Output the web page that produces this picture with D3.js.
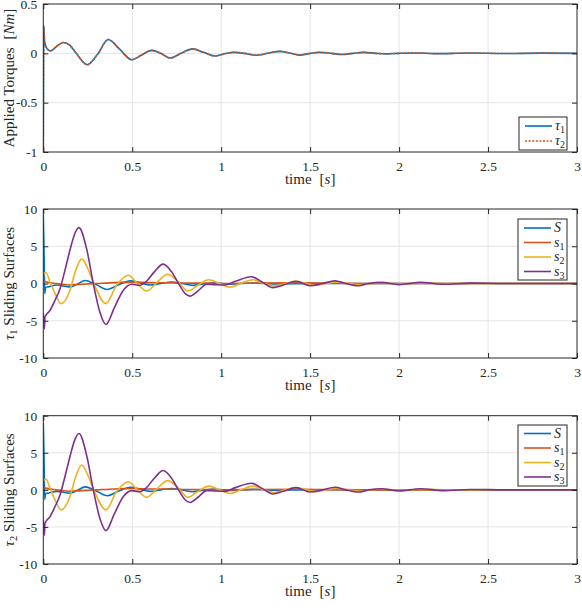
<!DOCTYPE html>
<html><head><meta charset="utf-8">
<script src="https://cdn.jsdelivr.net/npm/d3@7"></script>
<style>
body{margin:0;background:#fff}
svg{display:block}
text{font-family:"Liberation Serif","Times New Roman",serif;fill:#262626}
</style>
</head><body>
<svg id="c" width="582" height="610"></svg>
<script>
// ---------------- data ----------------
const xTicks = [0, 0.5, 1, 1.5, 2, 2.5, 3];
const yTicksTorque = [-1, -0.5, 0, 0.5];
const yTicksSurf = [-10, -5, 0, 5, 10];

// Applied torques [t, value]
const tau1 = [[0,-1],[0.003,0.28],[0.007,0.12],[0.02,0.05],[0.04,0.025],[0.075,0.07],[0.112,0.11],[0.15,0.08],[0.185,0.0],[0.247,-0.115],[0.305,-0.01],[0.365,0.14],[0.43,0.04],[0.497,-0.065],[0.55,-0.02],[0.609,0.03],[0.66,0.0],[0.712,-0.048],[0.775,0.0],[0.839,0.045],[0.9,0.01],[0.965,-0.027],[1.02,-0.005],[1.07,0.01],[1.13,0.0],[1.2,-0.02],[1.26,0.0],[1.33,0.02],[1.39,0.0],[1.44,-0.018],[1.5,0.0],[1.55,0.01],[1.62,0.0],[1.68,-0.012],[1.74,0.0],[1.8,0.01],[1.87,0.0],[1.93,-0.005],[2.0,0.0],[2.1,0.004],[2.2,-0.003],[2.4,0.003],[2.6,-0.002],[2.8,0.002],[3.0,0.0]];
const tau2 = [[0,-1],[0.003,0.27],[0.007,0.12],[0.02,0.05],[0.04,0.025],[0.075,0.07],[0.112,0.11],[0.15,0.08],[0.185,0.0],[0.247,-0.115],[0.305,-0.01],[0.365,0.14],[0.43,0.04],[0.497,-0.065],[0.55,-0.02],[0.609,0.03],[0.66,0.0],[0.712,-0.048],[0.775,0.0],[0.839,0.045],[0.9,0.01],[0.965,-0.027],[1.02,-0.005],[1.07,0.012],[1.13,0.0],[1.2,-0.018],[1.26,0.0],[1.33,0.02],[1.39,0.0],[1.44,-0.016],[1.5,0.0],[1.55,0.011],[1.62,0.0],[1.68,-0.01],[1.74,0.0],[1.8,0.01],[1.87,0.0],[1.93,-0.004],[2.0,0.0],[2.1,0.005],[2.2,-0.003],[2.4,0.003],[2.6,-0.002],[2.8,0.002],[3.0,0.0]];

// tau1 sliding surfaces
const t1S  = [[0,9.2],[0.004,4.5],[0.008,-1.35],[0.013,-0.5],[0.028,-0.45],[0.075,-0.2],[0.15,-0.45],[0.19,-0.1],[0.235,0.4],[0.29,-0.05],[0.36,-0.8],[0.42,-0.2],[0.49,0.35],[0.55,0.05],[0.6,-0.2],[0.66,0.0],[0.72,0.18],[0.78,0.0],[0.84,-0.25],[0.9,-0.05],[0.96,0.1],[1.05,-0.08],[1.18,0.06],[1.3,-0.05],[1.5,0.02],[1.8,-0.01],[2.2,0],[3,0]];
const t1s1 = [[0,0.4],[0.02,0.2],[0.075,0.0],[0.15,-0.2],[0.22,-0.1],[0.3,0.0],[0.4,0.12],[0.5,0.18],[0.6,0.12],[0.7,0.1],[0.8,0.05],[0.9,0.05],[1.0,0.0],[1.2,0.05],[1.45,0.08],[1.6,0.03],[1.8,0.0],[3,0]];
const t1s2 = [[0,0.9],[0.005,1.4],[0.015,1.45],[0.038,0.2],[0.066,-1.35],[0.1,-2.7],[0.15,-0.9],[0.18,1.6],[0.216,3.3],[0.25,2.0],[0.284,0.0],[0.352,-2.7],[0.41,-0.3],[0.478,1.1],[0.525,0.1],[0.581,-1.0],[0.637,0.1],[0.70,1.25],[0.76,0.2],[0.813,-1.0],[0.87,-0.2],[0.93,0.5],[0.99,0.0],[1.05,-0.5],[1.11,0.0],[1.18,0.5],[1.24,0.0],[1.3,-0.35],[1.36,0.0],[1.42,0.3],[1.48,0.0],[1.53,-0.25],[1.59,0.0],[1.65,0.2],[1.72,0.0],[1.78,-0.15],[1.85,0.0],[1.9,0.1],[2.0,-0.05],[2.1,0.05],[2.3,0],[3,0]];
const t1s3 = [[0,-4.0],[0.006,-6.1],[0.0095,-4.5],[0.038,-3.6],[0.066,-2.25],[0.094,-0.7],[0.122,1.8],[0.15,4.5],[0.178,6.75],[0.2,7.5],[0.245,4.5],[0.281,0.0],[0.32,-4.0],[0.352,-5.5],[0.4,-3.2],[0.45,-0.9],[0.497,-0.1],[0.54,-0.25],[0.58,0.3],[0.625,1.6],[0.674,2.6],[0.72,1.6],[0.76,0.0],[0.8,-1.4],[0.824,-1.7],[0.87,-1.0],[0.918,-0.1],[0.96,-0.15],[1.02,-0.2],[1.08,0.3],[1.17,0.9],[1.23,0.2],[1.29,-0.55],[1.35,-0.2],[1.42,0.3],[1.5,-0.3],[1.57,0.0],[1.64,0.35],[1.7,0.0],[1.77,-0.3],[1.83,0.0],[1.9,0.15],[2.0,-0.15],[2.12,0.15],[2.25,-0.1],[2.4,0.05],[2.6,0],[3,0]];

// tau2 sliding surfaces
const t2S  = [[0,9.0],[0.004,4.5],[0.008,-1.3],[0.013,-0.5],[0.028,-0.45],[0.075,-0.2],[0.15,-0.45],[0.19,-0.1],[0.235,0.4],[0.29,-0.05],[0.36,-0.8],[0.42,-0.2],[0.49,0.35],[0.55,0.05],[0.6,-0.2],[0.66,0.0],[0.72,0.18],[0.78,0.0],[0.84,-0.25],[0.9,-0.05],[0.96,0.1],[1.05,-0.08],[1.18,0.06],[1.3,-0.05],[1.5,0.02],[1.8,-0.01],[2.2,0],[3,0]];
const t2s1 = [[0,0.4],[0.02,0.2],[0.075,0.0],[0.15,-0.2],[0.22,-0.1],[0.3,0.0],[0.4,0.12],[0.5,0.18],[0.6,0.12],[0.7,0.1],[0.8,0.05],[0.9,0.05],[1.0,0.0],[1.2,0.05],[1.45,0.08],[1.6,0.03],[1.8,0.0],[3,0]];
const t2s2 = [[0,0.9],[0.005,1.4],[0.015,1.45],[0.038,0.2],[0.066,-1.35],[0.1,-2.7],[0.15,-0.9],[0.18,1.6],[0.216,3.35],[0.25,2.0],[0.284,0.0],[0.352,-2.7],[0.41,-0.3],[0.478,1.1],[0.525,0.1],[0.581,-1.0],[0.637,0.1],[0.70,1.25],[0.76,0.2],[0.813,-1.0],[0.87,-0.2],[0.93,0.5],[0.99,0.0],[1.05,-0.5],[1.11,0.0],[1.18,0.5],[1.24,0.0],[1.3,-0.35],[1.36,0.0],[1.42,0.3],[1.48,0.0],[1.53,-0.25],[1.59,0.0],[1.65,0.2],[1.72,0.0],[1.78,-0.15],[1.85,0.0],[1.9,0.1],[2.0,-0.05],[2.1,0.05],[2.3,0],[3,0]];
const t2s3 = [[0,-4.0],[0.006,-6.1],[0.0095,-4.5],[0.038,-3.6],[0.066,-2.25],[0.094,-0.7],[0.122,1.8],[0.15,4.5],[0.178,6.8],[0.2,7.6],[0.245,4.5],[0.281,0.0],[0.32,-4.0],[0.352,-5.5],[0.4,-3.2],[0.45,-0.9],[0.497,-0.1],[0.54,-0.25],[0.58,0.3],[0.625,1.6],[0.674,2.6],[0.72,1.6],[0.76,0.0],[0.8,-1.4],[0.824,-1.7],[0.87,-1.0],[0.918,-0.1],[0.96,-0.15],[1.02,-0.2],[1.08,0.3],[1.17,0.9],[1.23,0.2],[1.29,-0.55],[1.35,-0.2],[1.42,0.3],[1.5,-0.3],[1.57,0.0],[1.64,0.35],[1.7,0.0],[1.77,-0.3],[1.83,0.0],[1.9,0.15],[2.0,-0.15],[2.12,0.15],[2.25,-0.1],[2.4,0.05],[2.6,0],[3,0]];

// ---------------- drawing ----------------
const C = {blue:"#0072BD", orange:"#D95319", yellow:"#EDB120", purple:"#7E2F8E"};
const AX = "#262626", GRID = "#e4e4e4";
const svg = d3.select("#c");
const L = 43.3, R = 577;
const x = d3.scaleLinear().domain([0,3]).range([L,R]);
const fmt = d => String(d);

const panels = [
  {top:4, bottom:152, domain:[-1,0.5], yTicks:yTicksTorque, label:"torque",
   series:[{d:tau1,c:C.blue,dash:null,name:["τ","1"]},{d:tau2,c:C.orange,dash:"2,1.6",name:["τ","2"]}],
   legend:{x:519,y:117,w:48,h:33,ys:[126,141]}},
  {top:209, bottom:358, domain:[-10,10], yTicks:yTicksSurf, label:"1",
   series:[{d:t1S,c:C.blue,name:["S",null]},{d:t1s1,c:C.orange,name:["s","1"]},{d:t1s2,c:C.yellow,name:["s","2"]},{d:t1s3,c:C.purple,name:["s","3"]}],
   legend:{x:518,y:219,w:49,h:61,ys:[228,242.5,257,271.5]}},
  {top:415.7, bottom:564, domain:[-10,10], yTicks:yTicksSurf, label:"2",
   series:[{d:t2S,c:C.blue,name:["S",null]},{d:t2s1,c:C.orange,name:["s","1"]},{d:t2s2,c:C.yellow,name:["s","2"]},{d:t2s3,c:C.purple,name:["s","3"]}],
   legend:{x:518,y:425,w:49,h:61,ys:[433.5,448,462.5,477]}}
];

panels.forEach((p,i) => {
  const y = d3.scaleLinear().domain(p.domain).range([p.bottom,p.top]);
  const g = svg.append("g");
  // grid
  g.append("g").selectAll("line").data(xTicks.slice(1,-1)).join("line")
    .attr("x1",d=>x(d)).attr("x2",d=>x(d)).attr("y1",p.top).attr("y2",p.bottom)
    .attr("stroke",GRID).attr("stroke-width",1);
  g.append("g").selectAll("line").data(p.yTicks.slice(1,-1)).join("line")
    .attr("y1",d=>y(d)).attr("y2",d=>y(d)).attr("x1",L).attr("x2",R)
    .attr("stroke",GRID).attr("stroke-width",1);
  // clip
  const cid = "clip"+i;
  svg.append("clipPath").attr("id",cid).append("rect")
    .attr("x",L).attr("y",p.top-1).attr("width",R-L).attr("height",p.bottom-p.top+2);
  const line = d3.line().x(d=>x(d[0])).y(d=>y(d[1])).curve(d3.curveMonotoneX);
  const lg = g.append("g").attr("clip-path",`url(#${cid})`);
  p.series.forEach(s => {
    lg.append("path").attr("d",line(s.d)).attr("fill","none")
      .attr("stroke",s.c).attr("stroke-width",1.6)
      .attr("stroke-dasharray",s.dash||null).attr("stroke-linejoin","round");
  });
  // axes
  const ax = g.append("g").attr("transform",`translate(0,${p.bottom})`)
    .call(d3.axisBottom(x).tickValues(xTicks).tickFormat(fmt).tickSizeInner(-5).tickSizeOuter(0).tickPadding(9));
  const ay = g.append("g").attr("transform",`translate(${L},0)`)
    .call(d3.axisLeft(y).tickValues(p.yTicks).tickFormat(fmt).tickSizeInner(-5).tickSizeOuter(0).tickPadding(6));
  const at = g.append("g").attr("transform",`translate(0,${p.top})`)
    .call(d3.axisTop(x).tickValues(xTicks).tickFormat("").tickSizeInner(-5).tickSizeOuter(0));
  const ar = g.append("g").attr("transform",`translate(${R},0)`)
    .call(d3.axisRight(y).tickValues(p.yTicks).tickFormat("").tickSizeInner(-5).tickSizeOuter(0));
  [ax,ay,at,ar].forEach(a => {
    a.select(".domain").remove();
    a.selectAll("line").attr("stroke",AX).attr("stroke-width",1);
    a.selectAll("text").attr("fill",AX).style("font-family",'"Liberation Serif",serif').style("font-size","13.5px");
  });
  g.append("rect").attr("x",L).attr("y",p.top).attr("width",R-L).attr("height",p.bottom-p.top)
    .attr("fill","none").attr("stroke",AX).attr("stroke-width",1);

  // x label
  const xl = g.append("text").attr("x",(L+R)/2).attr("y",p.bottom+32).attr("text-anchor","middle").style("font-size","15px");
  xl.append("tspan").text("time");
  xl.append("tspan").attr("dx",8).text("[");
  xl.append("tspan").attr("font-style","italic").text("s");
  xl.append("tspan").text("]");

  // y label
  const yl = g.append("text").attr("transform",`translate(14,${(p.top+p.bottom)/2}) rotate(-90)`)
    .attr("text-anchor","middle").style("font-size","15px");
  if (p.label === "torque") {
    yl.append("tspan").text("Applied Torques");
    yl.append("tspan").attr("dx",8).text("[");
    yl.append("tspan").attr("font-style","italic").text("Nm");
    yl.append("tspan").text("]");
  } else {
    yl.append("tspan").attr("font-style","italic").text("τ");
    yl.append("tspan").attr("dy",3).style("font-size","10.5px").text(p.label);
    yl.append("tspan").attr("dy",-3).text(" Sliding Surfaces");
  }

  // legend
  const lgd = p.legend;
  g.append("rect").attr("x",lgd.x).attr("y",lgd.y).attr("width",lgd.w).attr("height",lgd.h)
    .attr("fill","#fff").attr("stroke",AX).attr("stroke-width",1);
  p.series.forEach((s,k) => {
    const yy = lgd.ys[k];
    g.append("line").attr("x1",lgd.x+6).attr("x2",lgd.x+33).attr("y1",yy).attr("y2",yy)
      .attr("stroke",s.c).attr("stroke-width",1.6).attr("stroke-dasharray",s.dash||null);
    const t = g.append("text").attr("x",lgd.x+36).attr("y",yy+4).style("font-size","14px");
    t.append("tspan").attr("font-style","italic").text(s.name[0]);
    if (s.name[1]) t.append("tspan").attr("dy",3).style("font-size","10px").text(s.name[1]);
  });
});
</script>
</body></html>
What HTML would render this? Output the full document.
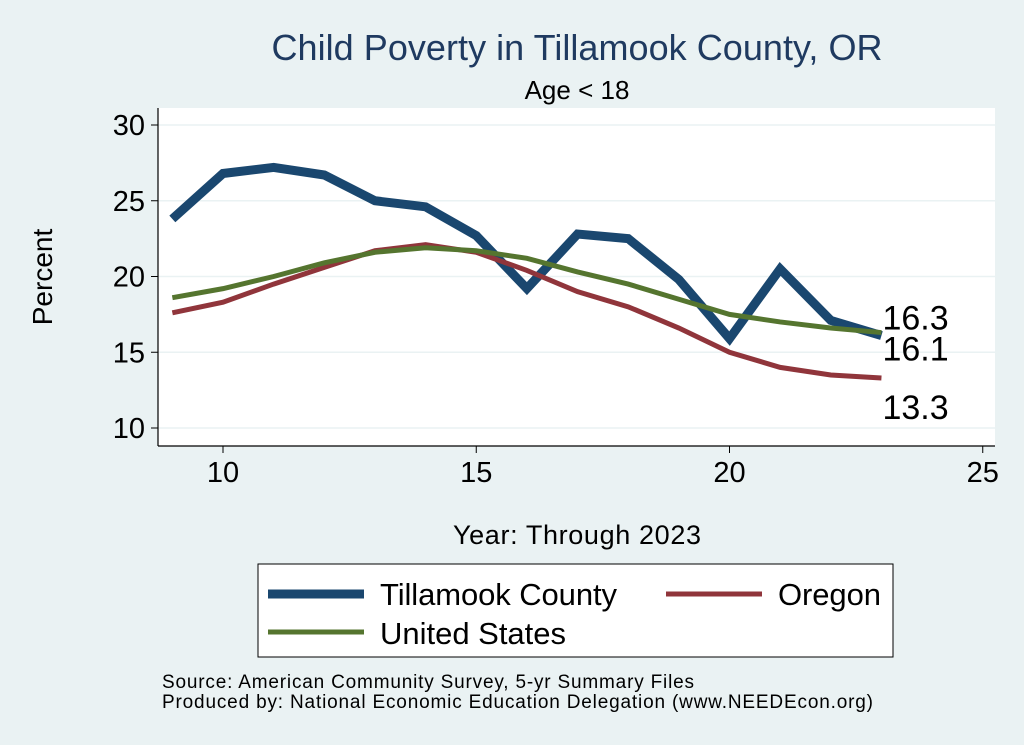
== == ==
Set problem
Transcribe exactly, please, the lines between the start of the records above and the line holding "const yTicksSurf = [-10, -5, 0, 5, 10];", counting both of those lines and omitting pictures.

Worked answer
Output the web page that produces this picture with D3.js.
<!DOCTYPE html>
<html><head><meta charset="utf-8">
<script src="https://cdn.jsdelivr.net/npm/d3@7"></script>
<style>
body{margin:0;background:#fff}
svg{display:block}
text{font-family:"Liberation Serif","Times New Roman",serif;fill:#262626}
</style>
</head><body>
<svg id="c" width="582" height="610"></svg>
<script>
// ---------------- data ----------------
const xTicks = [0, 0.5, 1, 1.5, 2, 2.5, 3];
const yTicksTorque = [-1, -0.5, 0, 0.5];
const yTicksSurf = [-10, -5, 0, 5, 10];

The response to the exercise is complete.